World Down Syndrome Day
What I Bring to my Community
The World Down Syndrome Day was first celebrated 12 years ago with the aim of creating public awareness on down syndrome. Did you know that each year 3,000-5,000 children are born with Down Syndrome worldwide?
Down syndrome is a genetic disorder which is mostly caused by a gene mutation that takes place before birth; involving full or partial extra copy of chromosome 21. This occurrence alters a child’s development causing a set of physical and mental traits.
Causes of Down Syndrome
Extra chromosome 21 is the main cause of down syndrome or other genetic abnormalities that can lead to down syndrome.

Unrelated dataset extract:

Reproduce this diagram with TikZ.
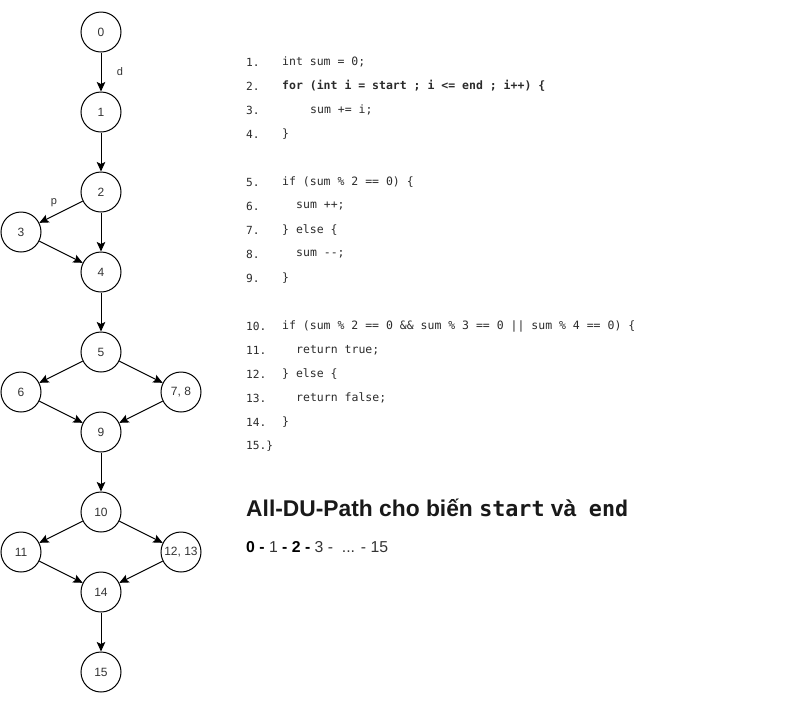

Diagnosis of Down Syndrome
Most times, this condition is diagnosed when the foetus is still in the womb through routine screening. When down syndrome is detected, other more specific tests are carried out. This are:
- Chronic villus sampling: When the foetus is 8-12 weeks, a sample of the placenta is taken using a needle to help in chromosome analysis.
- Amniocentesis: This test is done when the foetus is 15-20 weeks old. A sample of the amniotic fluid is taken from the uterus using a needle and used to check for trisomy 21.
- Percutaneous umbilical cord sampling: It is done when the foetus is past 20 weeks by obtaining a sample of blood from the umbilical cord to help in analysing the chromosomes.
Treatment and Management
Down syndrome is not a disease like others that have treatment and can be cured. It is a life long condition that has no specific treatment but can be managed to have better quality of life for those who have the condition. The management of down syndrome involves:
- Physical therapy: This is to help in the development of the child especially with the problems most children with down syndrome experience such as trouble walking, talking.
- Treatment of underlying conditions: Children with down syndrome have a higher risk of developing heart problems, hearing problems, breathing among other conditions. Ensuring that a child with down syndrome is treated for such conditions plays a huge role in bettering their health.
- Regular check-ups: As stated above, children with down syndrome have a higher risk of developing certain health complications. Therefore, by ensuring that your child gets regular check-ups, there are better chances of treating the conditions in their early stages enabling the child to live without having to cope with other conditions other than the down syndrome.
- Nutrition: A good diet is advisable to all children including children with down syndrome. This not only helps in the healthy development of the child but also in having a strong immunity that keeps other illnesses away.
- Love and care: All children need to be shown the love and care they require as they grow and children with down syndrome are not exempted from that. Parents or care givers of such children should ensure that those children are taken care of with love so that they can feel appreciated which in turn gives them the confidence to take up the opportunities that they have to be useful members of society.
This year, the theme for the World Down Syndrome Day-What I Bring To My Community, focuses on putting emphasis on the fact that people with down syndrome must have opportunities to contribute to the community and live valued lives, included on a full and equal basis with others, in all aspects of society.
Every person who lives with down syndrome must be given the opportunity to contribute to society by being included fully in every aspect of the society. As a parent, you can make that possible for your child only if you take an active role in their life and allow them to reach their full potential without letting down syndrome block their success.
As we celebrate this day, let us create more awareness on this condition and offer support to those that live with down syndrome, those that take care of them and the organisations that support these two groups.